- **WRITTEN TASK**
From the listing below, output the lines between the one with "Rebuild this chart" and the one with "yticks = [0, 200, 400, 600, 800, 1000, 1200, 1400, 1600]", including those two, and nothing else. Pictures are not copied.

- **THE DATA**
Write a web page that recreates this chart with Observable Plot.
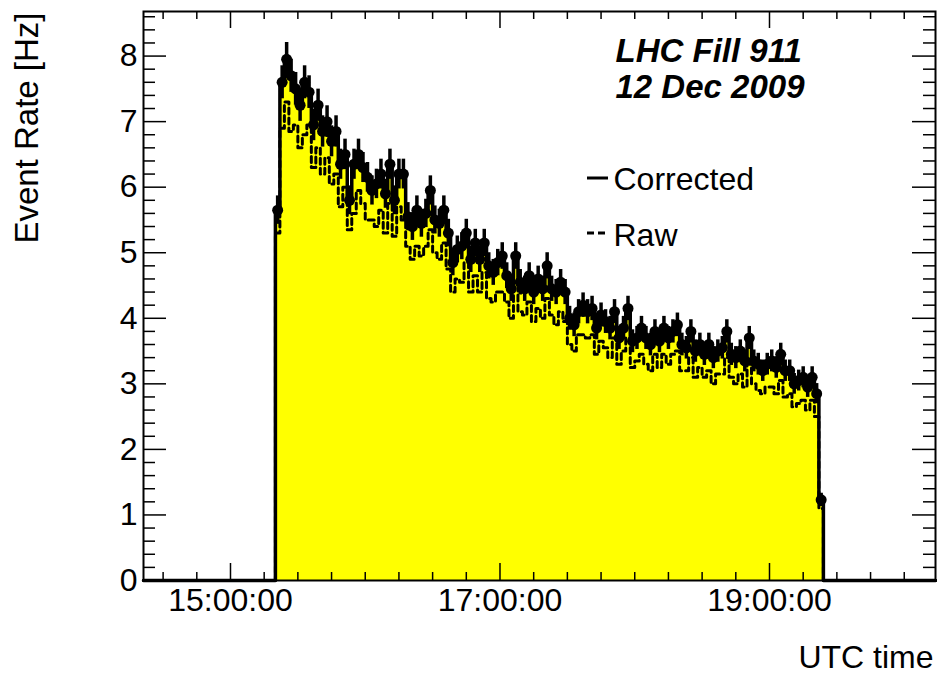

--

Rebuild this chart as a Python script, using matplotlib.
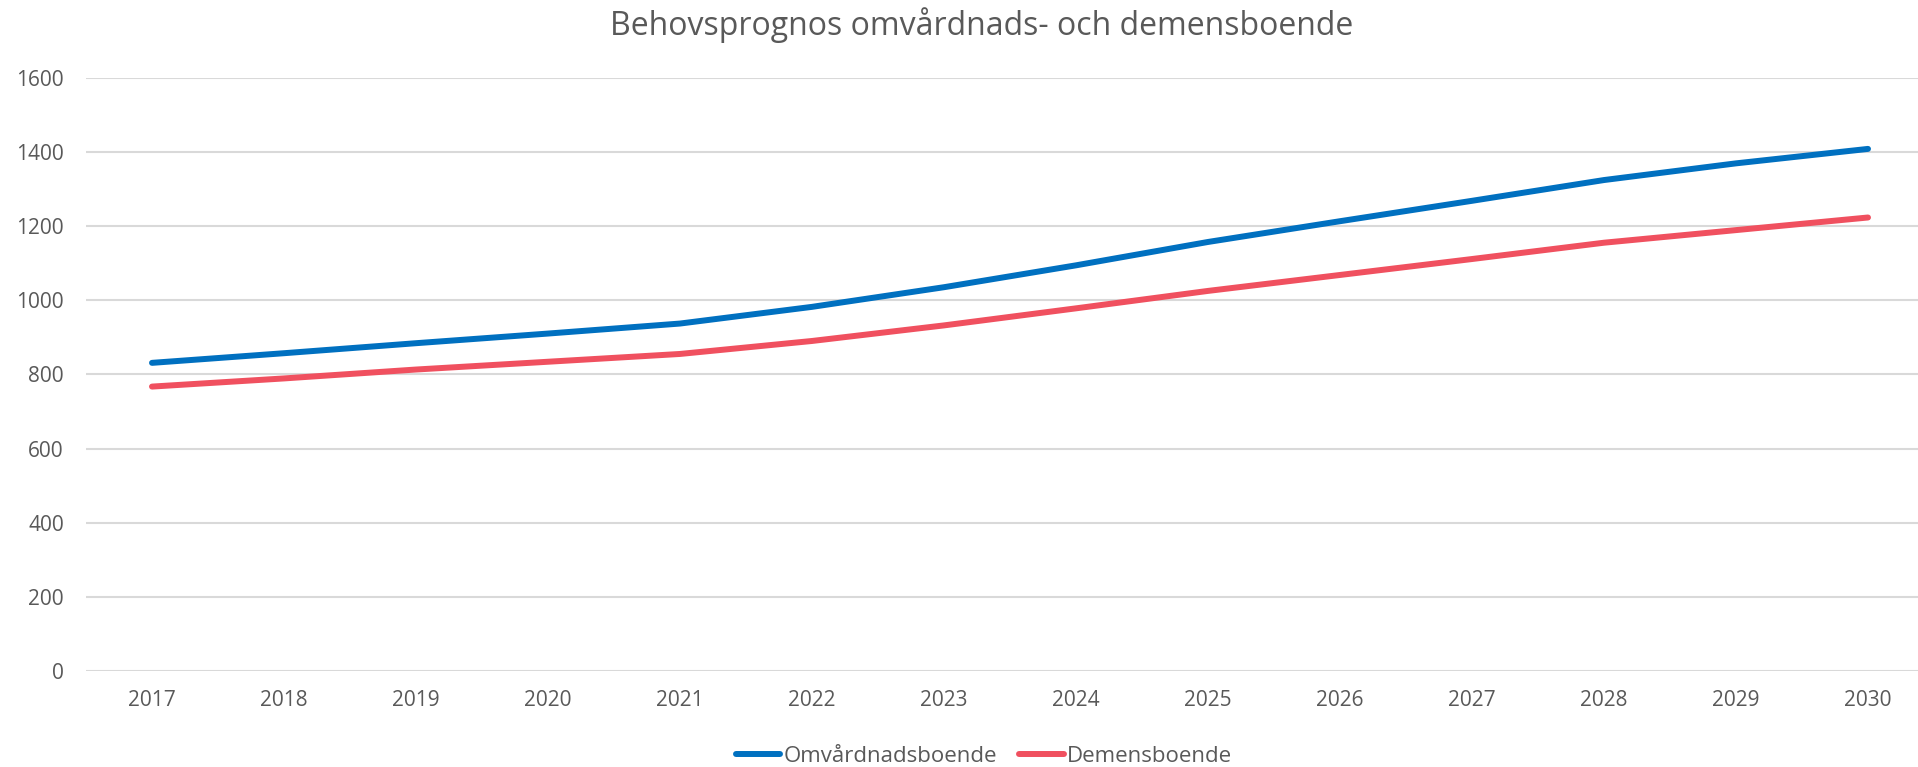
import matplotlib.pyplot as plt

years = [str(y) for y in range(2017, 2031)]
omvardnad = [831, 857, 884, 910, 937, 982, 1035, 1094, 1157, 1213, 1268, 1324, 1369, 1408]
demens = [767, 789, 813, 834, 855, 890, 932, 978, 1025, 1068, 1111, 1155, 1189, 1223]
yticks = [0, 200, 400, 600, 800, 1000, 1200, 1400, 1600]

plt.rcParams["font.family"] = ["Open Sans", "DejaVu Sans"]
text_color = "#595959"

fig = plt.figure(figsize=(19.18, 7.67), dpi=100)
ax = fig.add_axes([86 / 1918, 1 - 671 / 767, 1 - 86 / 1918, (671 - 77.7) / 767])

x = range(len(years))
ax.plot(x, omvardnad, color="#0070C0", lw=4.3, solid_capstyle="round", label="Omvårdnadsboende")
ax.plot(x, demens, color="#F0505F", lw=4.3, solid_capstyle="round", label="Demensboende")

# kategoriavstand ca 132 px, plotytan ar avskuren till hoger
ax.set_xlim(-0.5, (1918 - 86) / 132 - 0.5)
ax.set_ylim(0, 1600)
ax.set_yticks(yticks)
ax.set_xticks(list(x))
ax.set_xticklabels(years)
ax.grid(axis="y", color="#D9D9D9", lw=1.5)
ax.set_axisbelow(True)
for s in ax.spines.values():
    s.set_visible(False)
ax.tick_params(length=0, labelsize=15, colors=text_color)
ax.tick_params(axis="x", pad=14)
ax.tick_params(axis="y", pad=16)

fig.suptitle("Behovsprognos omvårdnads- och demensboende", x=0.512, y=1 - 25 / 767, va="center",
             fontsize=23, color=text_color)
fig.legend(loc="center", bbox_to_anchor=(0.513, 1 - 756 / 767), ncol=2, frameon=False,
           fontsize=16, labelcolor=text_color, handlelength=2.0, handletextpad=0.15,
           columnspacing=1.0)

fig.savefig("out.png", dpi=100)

- **RESULT FOR THIS EXERCISE**
Rebuild this chart as a Python script, using matplotlib.
import matplotlib.pyplot as plt

years = [str(y) for y in range(2017, 2031)]
omvardnad = [831, 857, 884, 910, 937, 982, 1035, 1094, 1157, 1213, 1268, 1324, 1369, 1408]
demens = [767, 789, 813, 834, 855, 890, 932, 978, 1025, 1068, 1111, 1155, 1189, 1223]
yticks = [0, 200, 400, 600, 800, 1000, 1200, 1400, 1600]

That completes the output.